### What the task requires
Repeat the material below word for word and leave out all pictures.

### Available data

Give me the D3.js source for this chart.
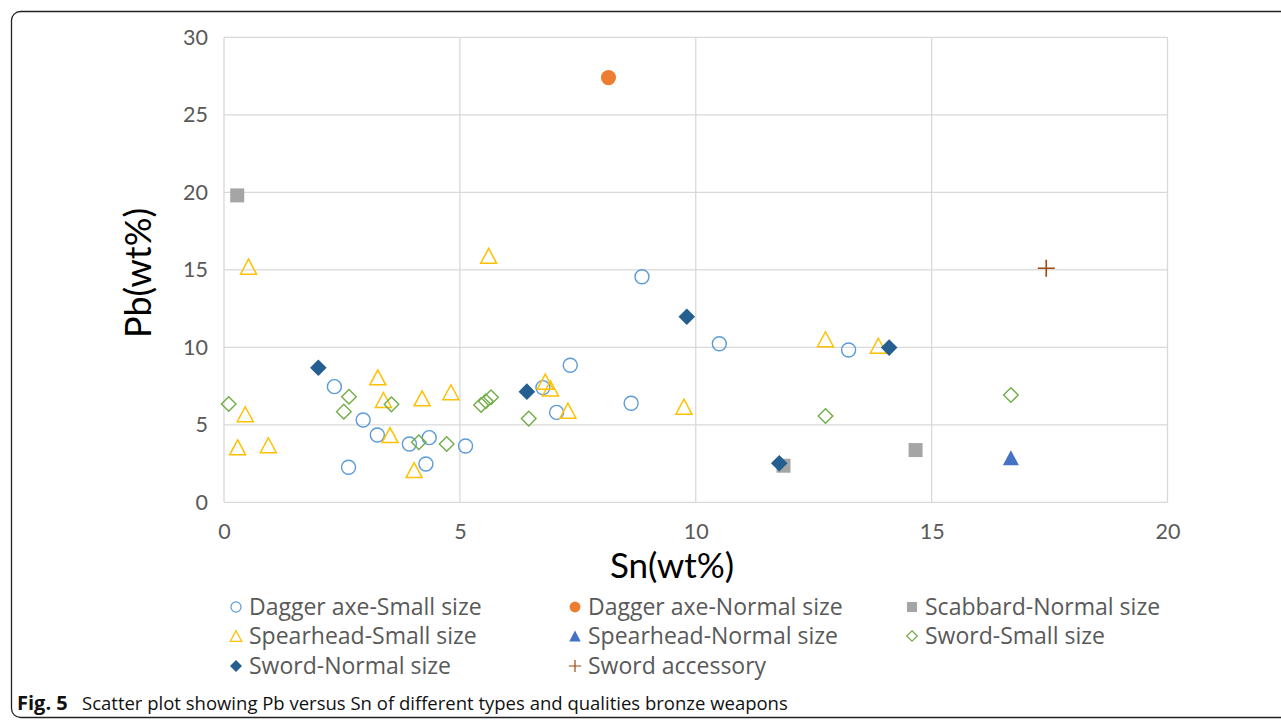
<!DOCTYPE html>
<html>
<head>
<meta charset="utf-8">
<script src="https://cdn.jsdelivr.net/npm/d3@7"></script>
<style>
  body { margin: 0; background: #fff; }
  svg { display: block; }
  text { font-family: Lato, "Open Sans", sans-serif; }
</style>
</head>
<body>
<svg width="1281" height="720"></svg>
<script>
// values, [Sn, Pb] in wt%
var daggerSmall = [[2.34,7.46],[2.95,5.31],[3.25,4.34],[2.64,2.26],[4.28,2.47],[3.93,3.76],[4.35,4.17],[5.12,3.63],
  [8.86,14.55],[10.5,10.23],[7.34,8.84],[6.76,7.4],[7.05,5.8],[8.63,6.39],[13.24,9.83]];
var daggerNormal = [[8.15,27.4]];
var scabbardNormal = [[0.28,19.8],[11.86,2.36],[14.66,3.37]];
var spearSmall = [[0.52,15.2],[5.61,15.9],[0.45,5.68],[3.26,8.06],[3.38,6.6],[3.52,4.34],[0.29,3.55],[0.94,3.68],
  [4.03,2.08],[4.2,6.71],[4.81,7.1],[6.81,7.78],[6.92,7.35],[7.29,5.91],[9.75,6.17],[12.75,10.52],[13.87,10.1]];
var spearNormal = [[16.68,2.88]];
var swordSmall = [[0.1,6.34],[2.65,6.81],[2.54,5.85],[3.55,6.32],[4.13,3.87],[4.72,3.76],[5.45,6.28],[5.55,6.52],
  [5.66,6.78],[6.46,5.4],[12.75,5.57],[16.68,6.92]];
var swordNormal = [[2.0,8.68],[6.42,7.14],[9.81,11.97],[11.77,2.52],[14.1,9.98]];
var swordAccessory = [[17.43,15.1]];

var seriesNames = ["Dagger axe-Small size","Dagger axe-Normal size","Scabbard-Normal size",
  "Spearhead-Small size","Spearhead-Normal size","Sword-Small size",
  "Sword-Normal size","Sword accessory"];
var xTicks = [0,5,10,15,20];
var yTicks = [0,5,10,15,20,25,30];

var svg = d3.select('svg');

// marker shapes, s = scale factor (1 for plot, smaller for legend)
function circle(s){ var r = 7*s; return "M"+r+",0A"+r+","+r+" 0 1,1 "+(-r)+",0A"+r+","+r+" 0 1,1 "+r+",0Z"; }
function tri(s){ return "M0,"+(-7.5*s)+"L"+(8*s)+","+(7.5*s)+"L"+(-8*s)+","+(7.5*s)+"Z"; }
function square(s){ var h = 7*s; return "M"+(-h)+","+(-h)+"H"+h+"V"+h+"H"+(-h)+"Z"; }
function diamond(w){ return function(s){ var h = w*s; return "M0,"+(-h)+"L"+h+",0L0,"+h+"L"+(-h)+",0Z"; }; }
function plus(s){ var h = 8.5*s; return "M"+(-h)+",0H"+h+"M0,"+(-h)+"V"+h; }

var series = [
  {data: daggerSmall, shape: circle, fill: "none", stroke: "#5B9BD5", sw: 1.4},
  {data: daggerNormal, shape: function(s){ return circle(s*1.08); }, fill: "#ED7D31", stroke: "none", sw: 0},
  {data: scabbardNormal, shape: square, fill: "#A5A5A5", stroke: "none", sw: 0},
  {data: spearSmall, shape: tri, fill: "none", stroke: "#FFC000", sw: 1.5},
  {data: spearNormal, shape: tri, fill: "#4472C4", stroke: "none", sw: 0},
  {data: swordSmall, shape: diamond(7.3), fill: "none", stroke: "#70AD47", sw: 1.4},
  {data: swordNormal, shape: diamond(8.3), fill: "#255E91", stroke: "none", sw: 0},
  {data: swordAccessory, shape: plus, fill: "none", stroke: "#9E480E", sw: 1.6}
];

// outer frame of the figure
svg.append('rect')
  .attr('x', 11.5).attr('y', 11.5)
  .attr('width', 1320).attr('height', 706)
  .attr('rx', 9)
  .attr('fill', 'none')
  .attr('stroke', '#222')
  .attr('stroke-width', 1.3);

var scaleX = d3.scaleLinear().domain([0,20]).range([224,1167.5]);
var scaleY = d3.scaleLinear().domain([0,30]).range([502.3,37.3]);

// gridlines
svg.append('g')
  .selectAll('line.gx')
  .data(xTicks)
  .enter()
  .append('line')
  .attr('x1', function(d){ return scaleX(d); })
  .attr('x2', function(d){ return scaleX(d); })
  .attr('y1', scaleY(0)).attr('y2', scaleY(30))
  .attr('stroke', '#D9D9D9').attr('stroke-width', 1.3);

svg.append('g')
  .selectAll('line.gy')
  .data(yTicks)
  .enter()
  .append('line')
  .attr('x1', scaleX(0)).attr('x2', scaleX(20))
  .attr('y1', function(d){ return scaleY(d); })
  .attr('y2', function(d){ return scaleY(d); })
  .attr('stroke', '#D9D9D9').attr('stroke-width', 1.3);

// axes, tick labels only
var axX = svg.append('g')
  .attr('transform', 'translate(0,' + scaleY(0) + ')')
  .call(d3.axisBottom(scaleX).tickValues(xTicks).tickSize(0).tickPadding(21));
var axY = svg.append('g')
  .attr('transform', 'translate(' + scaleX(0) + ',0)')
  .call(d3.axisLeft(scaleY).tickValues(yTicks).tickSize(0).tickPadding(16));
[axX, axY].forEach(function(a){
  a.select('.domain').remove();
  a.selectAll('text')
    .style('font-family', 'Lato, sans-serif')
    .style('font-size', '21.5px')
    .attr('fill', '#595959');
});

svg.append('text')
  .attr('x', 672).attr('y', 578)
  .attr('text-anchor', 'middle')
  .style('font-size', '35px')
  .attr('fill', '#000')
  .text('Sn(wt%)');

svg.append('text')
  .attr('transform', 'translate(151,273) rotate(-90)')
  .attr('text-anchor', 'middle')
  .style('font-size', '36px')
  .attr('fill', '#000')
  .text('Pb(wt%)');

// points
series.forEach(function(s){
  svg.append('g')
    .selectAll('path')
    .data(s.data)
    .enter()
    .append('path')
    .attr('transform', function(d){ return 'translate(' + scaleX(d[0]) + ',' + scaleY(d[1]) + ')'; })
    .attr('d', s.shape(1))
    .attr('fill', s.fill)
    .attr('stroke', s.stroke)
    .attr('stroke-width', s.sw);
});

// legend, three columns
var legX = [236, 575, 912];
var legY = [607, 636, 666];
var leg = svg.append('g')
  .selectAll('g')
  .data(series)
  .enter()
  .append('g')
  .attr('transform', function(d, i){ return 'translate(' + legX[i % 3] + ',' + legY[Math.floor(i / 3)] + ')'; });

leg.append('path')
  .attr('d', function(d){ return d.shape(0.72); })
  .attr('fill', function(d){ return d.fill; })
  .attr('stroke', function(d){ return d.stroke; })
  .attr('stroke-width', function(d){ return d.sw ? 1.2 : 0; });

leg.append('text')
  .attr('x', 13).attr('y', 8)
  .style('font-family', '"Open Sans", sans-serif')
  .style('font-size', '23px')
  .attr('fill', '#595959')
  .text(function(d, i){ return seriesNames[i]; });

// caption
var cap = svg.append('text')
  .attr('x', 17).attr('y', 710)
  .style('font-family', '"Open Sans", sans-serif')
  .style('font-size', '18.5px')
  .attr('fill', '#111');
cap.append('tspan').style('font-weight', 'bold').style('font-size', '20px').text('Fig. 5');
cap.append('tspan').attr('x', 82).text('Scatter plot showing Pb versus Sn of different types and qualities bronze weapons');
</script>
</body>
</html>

### Solved exercise
Give me the D3.js source for this chart.
<!DOCTYPE html>
<html>
<head>
<meta charset="utf-8">
<script src="https://cdn.jsdelivr.net/npm/d3@7"></script>
<style>
  body { margin: 0; background: #fff; }
  svg { display: block; }
  text { font-family: Lato, "Open Sans", sans-serif; }
</style>
</head>
<body>
<svg width="1281" height="720"></svg>
<script>
// values, [Sn, Pb] in wt%
var daggerSmall = [[2.34,7.46],[2.95,5.31],[3.25,4.34],[2.64,2.26],[4.28,2.47],[3.93,3.76],[4.35,4.17],[5.12,3.63],
  [8.86,14.55],[10.5,10.23],[7.34,8.84],[6.76,7.4],[7.05,5.8],[8.63,6.39],[13.24,9.83]];
var daggerNormal = [[8.15,27.4]];
var scabbardNormal = [[0.28,19.8],[11.86,2.36],[14.66,3.37]];
var spearSmall = [[0.52,15.2],[5.61,15.9],[0.45,5.68],[3.26,8.06],[3.38,6.6],[3.52,4.34],[0.29,3.55],[0.94,3.68],
  [4.03,2.08],[4.2,6.71],[4.81,7.1],[6.81,7.78],[6.92,7.35],[7.29,5.91],[9.75,6.17],[12.75,10.52],[13.87,10.1]];
var spearNormal = [[16.68,2.88]];
var swordSmall = [[0.1,6.34],[2.65,6.81],[2.54,5.85],[3.55,6.32],[4.13,3.87],[4.72,3.76],[5.45,6.28],[5.55,6.52],
  [5.66,6.78],[6.46,5.4],[12.75,5.57],[16.68,6.92]];
var swordNormal = [[2.0,8.68],[6.42,7.14],[9.81,11.97],[11.77,2.52],[14.1,9.98]];
var swordAccessory = [[17.43,15.1]];

var seriesNames = ["Dagger axe-Small size","Dagger axe-Normal size","Scabbard-Normal size",
  "Spearhead-Small size","Spearhead-Normal size","Sword-Small size",
  "Sword-Normal size","Sword accessory"];
var xTicks = [0,5,10,15,20];
var yTicks = [0,5,10,15,20,25,30];

var svg = d3.select('svg');

// marker shapes, s = scale factor (1 for plot, smaller for legend)
function circle(s){ var r = 7*s; return "M"+r+",0A"+r+","+r+" 0 1,1 "+(-r)+",0A"+r+","+r+" 0 1,1 "+r+",0Z"; }
function tri(s){ return "M0,"+(-7.5*s)+"L"+(8*s)+","+(7.5*s)+"L"+(-8*s)+","+(7.5*s)+"Z"; }
function square(s){ var h = 7*s; return "M"+(-h)+","+(-h)+"H"+h+"V"+h+"H"+(-h)+"Z"; }
function diamond(w){ return function(s){ var h = w*s; return "M0,"+(-h)+"L"+h+",0L0,"+h+"L"+(-h)+",0Z"; }; }
function plus(s){ var h = 8.5*s; return "M"+(-h)+",0H"+h+"M0,"+(-h)+"V"+h; }

var series = [
  {data: daggerSmall, shape: circle, fill: "none", stroke: "#5B9BD5", sw: 1.4},
  {data: daggerNormal, shape: function(s){ return circle(s*1.08); }, fill: "#ED7D31", stroke: "none", sw: 0},
  {data: scabbardNormal, shape: square, fill: "#A5A5A5", stroke: "none", sw: 0},
  {data: spearSmall, shape: tri, fill: "none", stroke: "#FFC000", sw: 1.5},
  {data: spearNormal, shape: tri, fill: "#4472C4", stroke: "none", sw: 0},
  {data: swordSmall, shape: diamond(7.3), fill: "none", stroke: "#70AD47", sw: 1.4},
  {data: swordNormal, shape: diamond(8.3), fill: "#255E91", stroke: "none", sw: 0},
  {data: swordAccessory, shape: plus, fill: "none", stroke: "#9E480E", sw: 1.6}
];

// outer frame of the figure
svg.append('rect')
  .attr('x', 11.5).attr('y', 11.5)
  .attr('width', 1320).attr('height', 706)
  .attr('rx', 9)
  .attr('fill', 'none')
  .attr('stroke', '#222')
  .attr('stroke-width', 1.3);

var scaleX = d3.scaleLinear().domain([0,20]).range([224,1167.5]);
var scaleY = d3.scaleLinear().domain([0,30]).range([502.3,37.3]);

// gridlines
svg.append('g')
  .selectAll('line.gx')
  .data(xTicks)
  .enter()
  .append('line')
  .attr('x1', function(d){ return scaleX(d); })
  .attr('x2', function(d){ return scaleX(d); })
  .attr('y1', scaleY(0)).attr('y2', scaleY(30))
  .attr('stroke', '#D9D9D9').attr('stroke-width', 1.3);

svg.append('g')
  .selectAll('line.gy')
  .data(yTicks)
  .enter()
  .append('line')
  .attr('x1', scaleX(0)).attr('x2', scaleX(20))
  .attr('y1', function(d){ return scaleY(d); })
  .attr('y2', function(d){ return scaleY(d); })
  .attr('stroke', '#D9D9D9').attr('stroke-width', 1.3);

// axes, tick labels only
var axX = svg.append('g')
  .attr('transform', 'translate(0,' + scaleY(0) + ')')
  .call(d3.axisBottom(scaleX).tickValues(xTicks).tickSize(0).tickPadding(21));
var axY = svg.append('g')
  .attr('transform', 'translate(' + scaleX(0) + ',0)')
  .call(d3.axisLeft(scaleY).tickValues(yTicks).tickSize(0).tickPadding(16));
[axX, axY].forEach(function(a){
  a.select('.domain').remove();
  a.selectAll('text')
    .style('font-family', 'Lato, sans-serif')
    .style('font-size', '21.5px')
    .attr('fill', '#595959');
});

svg.append('text')
  .attr('x', 672).attr('y', 578)
  .attr('text-anchor', 'middle')
  .style('font-size', '35px')
  .attr('fill', '#000')
  .text('Sn(wt%)');

svg.append('text')
  .attr('transform', 'translate(151,273) rotate(-90)')
  .attr('text-anchor', 'middle')
  .style('font-size', '36px')
  .attr('fill', '#000')
  .text('Pb(wt%)');

// points
series.forEach(function(s){
  svg.append('g')
    .selectAll('path')
    .data(s.data)
    .enter()
    .append('path')
    .attr('transform', function(d){ return 'translate(' + scaleX(d[0]) + ',' + scaleY(d[1]) + ')'; })
    .attr('d', s.shape(1))
    .attr('fill', s.fill)
    .attr('stroke', s.stroke)
    .attr('stroke-width', s.sw);
});

// legend, three columns
var legX = [236, 575, 912];
var legY = [607, 636, 666];
var leg = svg.append('g')
  .selectAll('g')
  .data(series)
  .enter()
  .append('g')
  .attr('transform', function(d, i){ return 'translate(' + legX[i % 3] + ',' + legY[Math.floor(i / 3)] + ')'; });

leg.append('path')
  .attr('d', function(d){ return d.shape(0.72); })
  .attr('fill', function(d){ return d.fill; })
  .attr('stroke', function(d){ return d.stroke; })
  .attr('stroke-width', function(d){ return d.sw ? 1.2 : 0; });

leg.append('text')
  .attr('x', 13).attr('y', 8)
  .style('font-family', '"Open Sans", sans-serif')
  .style('font-size', '23px')
  .attr('fill', '#595959')
  .text(function(d, i){ return seriesNames[i]; });

// caption
var cap = svg.append('text')
  .attr('x', 17).attr('y', 710)
  .style('font-family', '"Open Sans", sans-serif')
  .style('font-size', '18.5px')
  .attr('fill', '#111');
cap.append('tspan').style('font-weight', 'bold').style('font-size', '20px').text('Fig. 5');
cap.append('tspan').attr('x', 82).text('Scatter plot showing Pb versus Sn of different types and qualities bronze weapons');
</script>
</body>
</html>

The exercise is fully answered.